As part of her commitment to helping people with HIV/AIDS, she travelled to Suriname and Ghana.

She also was a board member of the Health Sciences Association of Alberta.

Additionally, McKibben was part of the non-partisan organization Public Interest Alberta's Democracy Taskforce from 2010 to 2011, which studied the Albertan political landscape and "the development of specific proposals for campaign and party finance reform, and a ten-point proposal in the area of gender and democracy."

She was also a contributor to the Boyle McCauley News from 2010 through 2014 with a column called "Catch 66: the delights, dilemmas and difficulties of aging."

=== Muttart Foundation Fellowship and Book ===
McKibben was a Muttart Foundation Fellow in 2001 and published her book entitled Daunting Tasks; Dedicated People – Stories in the Management of Change in HIV/AIDS Organizations. In the book she discussed how organizations that provide services for people with HIV/AIDS have and could manage changes in the nature of their programming to help their clients.

== Awards ==
McKibben received numerous awards over her career, including the Alberta Centennial Medal in 2005 and the Alberta College of Social Workers' John Hutton Memorial Award for Social Action/Policy in both 1994 and 2014.

== Personal life ==
McKibben was married to Karen Matthews and had two daughters, Rhianna and Rowan Flaherty.

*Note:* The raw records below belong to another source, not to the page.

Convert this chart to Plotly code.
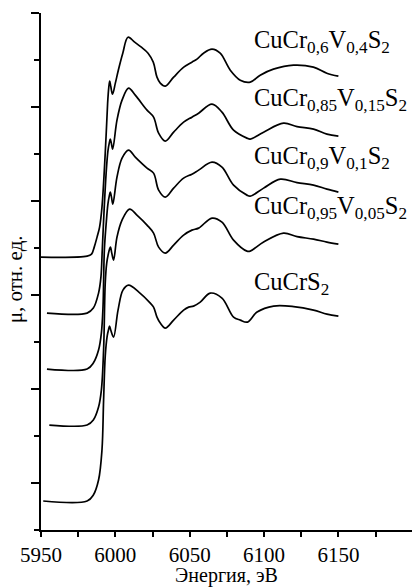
import plotly.graph_objects as go

# ---- data (energy in eV, mu in arbitrary units, curves shifted by offsets) ----
labels = [
    "CuCr<sub>0,6</sub>V<sub>0,4</sub>S<sub>2</sub>",
    "CuCr<sub>0,85</sub>V<sub>0,15</sub>S<sub>2</sub>",
    "CuCr<sub>0,9</sub>V<sub>0,1</sub>S<sub>2</sub>",
    "CuCr<sub>0,95</sub>V<sub>0,05</sub>S<sub>2</sub>",
    "CuCrS<sub>2</sub>",
]
offsets = [2.73, 2.17, 1.61, 1.05, 0.29]

e_v04 = [5950, 5981, 5984, 5985.8, 5987.7, 5989.4, 5991.0, 5993.2, 5994.8, 5995.6, 5996.2, 5996.9, 5998.1,
         6000, 6002, 6005, 6008.5, 6013, 6017.5, 6022, 6025.5, 6028, 6030.2, 6033.6, 6039.2, 6046,
         6051.5, 6054.9, 6059.3, 6065, 6070.5, 6077.3, 6084, 6090.7, 6097.4, 6106.3, 6119.8, 6133.2,
         6142.2, 6150]
mu_v04 = [0, 0.01, 0.03, 0.10, 0.20, 0.30, 0.50, 1.04, 1.54, 1.70, 1.76, 1.71, 1.63,
          1.74, 1.87, 2.04, 2.20, 2.15, 2.10, 2.04, 1.95, 1.80, 1.74, 1.71, 1.80, 1.90,
          1.95, 1.98, 2.04, 2.08, 2.04, 1.87, 1.77, 1.75, 1.82, 1.88, 1.92, 1.90,
          1.84, 1.81]

e_v015 = [5954, 5981, 5985.2, 5988.7, 5990.3, 5991.2, 5992.5, 5993.8, 5995, 5995.9, 5996.6, 5997.3, 5998.2,
          6001.1, 6004.5, 6008.9, 6013.4, 6021.3, 6025.7, 6029.1, 6033.6, 6039.2, 6045.9, 6051.5,
          6056, 6065, 6071.7, 6079.5, 6088.5, 6090.7, 6099.7, 6113.1, 6122.2, 6133.3, 6142.3, 6150]
mu_v015 = [0, 0, 0.05, 0.20, 0.36, 0.63, 1.05, 1.40, 1.62, 1.70, 1.74, 1.70, 1.64,
           1.93, 2.13, 2.25, 2.18, 2.03, 1.96, 1.80, 1.72, 1.81, 1.91, 1.96,
           2.00, 2.09, 2.01, 1.83, 1.75, 1.74, 1.81, 1.90, 1.865, 1.84, 1.79, 1.77]

e_v01 = [5954, 5981, 5985.2, 5988.7, 5990.6, 5991.7, 5992.6, 5993.8, 5995, 5995.9, 5996.6, 5997.4, 5998.3,
         6001.1, 6004.5, 6008.9, 6013.4, 6021.3, 6025.7, 6029.1, 6033.6, 6039.2, 6045.9, 6051.5,
         6056, 6065, 6071.7, 6079.5, 6088.5, 6090.7, 6099.7, 6111, 6122.2, 6133.3, 6142.3, 6150]
mu_v01 = [0, 0, 0.06, 0.19, 0.36, 0.62, 1.19, 1.45, 1.65, 1.73, 1.77, 1.72, 1.65,
          1.92, 2.11, 2.19, 2.12, 2.01, 1.96, 1.79, 1.72, 1.81, 1.91, 1.95,
          1.99, 2.07, 2.02, 1.84, 1.74, 1.73, 1.81, 1.90, 1.865, 1.84, 1.80, 1.77]

e_v005 = [5955.6, 5981, 5985.2, 5988.7, 5990.6, 5992.1, 5993.2, 5994.2, 5995.4, 5996.1, 5996.7, 5997.6, 5998.8,
          6001.1, 6004.5, 6009.6, 6014.5, 6021.3, 6025.7, 6029.1, 6033.6, 6039.2, 6045.9, 6051.5,
          6056, 6065, 6071.7, 6079.5, 6088.5, 6090.7, 6099.7, 6113.1, 6122.2, 6133.3, 6142.3, 6150]
mu_v005 = [0, 0, 0.05, 0.18, 0.35, 0.75, 1.42, 1.62, 1.72, 1.76, 1.78, 1.72, 1.65,
           1.88, 2.05, 2.16, 2.10, 2.00, 1.92, 1.78, 1.72, 1.80, 1.90, 1.95,
           1.97, 2.07, 2.03, 1.85, 1.74, 1.74, 1.83, 1.92, 1.885, 1.86, 1.83, 1.81]

e_v0 = [5951.5, 5981, 5985.2, 5988.7, 5991, 5992.1, 5993.2, 5994.5, 5995.5, 5996.1, 5996.9, 5998.8,
        6001.8, 6005.1, 6008.9, 6015.8, 6023.5, 6025.7, 6028, 6030.2, 6033.6, 6039.2, 6045.9,
        6049.3, 6052.6, 6057.1, 6063.8, 6071.7, 6079.5, 6084, 6088.8, 6095.3, 6106.4, 6119.9,
        6133.3, 6142.3, 6150]
mu_v0 = [0, 0, 0.06, 0.21, 0.51, 1.01, 1.45, 1.65, 1.72, 1.75, 1.71, 1.64,
         1.91, 2.11, 2.16, 2.09, 1.98, 1.94, 1.84, 1.78, 1.73, 1.81, 1.91,
         1.94, 1.95, 1.99, 2.08, 2.03, 1.84, 1.81, 1.79, 1.89, 1.95, 1.945,
         1.91, 1.87, 1.85]

energies = [e_v04, e_v015, e_v01, e_v005, e_v0]
mus = [mu_v04, mu_v015, mu_v01, mu_v005, mu_v0]

x_ticks = [5950, 6000, 6050, 6100, 6150]
label_x = 6092.0
label_y = [4.89, 4.31, 3.73, 3.23, 2.47]

FONT = "Liberation Serif"

fig = go.Figure()
for e, m, off in zip(energies, mus, offsets):
    fig.add_trace(go.Scatter(
        x=e, y=[v + off for v in m], mode="lines",
        line=dict(color="black", width=1.7, shape="spline", smoothing=1.0),
        showlegend=False, hoverinfo="skip",
    ))

for txt, ly in zip(labels, label_y):
    fig.add_annotation(x=label_x, y=ly, xref="x", yref="y", text=txt, showarrow=False,
                       xanchor="left", yanchor="middle",
                       font=dict(family=FONT, size=24.5, color="black"))

fig.add_annotation(x=-0.07, y=0.485, xref="paper", yref="paper", text="μ, отн. ед.",
                   textangle=-90, showarrow=False, xanchor="center", yanchor="middle",
                   font=dict(family=FONT, size=21, color="black"))

fig.update_layout(
    width=412, height=587,
    margin=dict(l=41, r=0, t=13, b=57, autoexpand=False),
    plot_bgcolor="white", paper_bgcolor="white",
    font=dict(family=FONT, color="black"),
)
fig.update_xaxes(
    range=[5950, 6199.5], showgrid=False, zeroline=False,
    showline=True, linecolor="black", linewidth=2, mirror=False,
    tickmode="array", tickvals=x_ticks, ticktext=[str(t) for t in x_ticks],
    ticks="outside", ticklen=5, tickwidth=1.5, tickcolor="black",
    tickfont=dict(family=FONT, size=21, color="black"), ticklabelstandoff=0,
    minor=dict(dtick=25, tick0=5950, ticks="outside", ticklen=5, tickwidth=1.5, tickcolor="black"),
    title=dict(text="Энергия, эВ", font=dict(family=FONT, size=20, color="black"), standoff=3),
)
fig.update_yaxes(
    range=[0, 5.172], showgrid=False, zeroline=False,
    showline=True, linecolor="black", linewidth=2, mirror=False,
    showticklabels=False, tick0=0.47, dtick=0.94,
    ticks="outside", ticklen=8, tickwidth=1.5, tickcolor="black",
    minor=dict(dtick=0.47, tick0=0, ticks="outside", ticklen=5, tickwidth=1.5, tickcolor="black"),
)

fig.write_html("out.html")
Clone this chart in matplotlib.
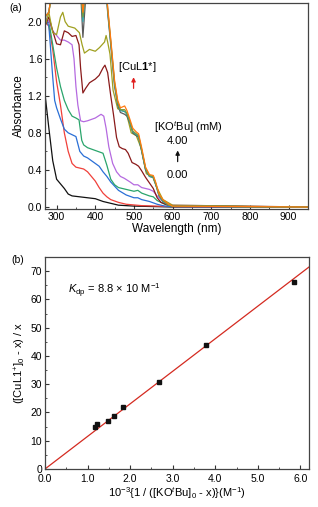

Sherry and her first husband Bruce Morrison married in the spring of 1965. In October 1965 their daughter was born. They relinquished their daughter as soon as she was born to the foster care / adoption system. The baby was adopted and given the name Kathleen Thompson. Kathleen and Sherry met in 1999 as adults (Government of Alberta Vital Statistics Office, 1965).

== Death ==

McKibben died suddenly in Mexico on January 30, 2014, while on vacation with her wife.

In a press release on January 31, 2014, then-NDP leader Brian Mason (a former Edmonton city councillor himself) thanked her for her service to the people of Edmonton and wrote: Sherry was a strong and compassionate woman whose commitment to people was visible throughout her career. During our work together representing Ward 3 on Edmonton City Council, I was deeply impressed by Sherry's intelligence and work ethic.Sherry made an important contribution to Alberta's New Democrats. She served as the president of the party, represented the party as a candidate in two provincial elections and worked as Chief of Staff for the NDP caucus.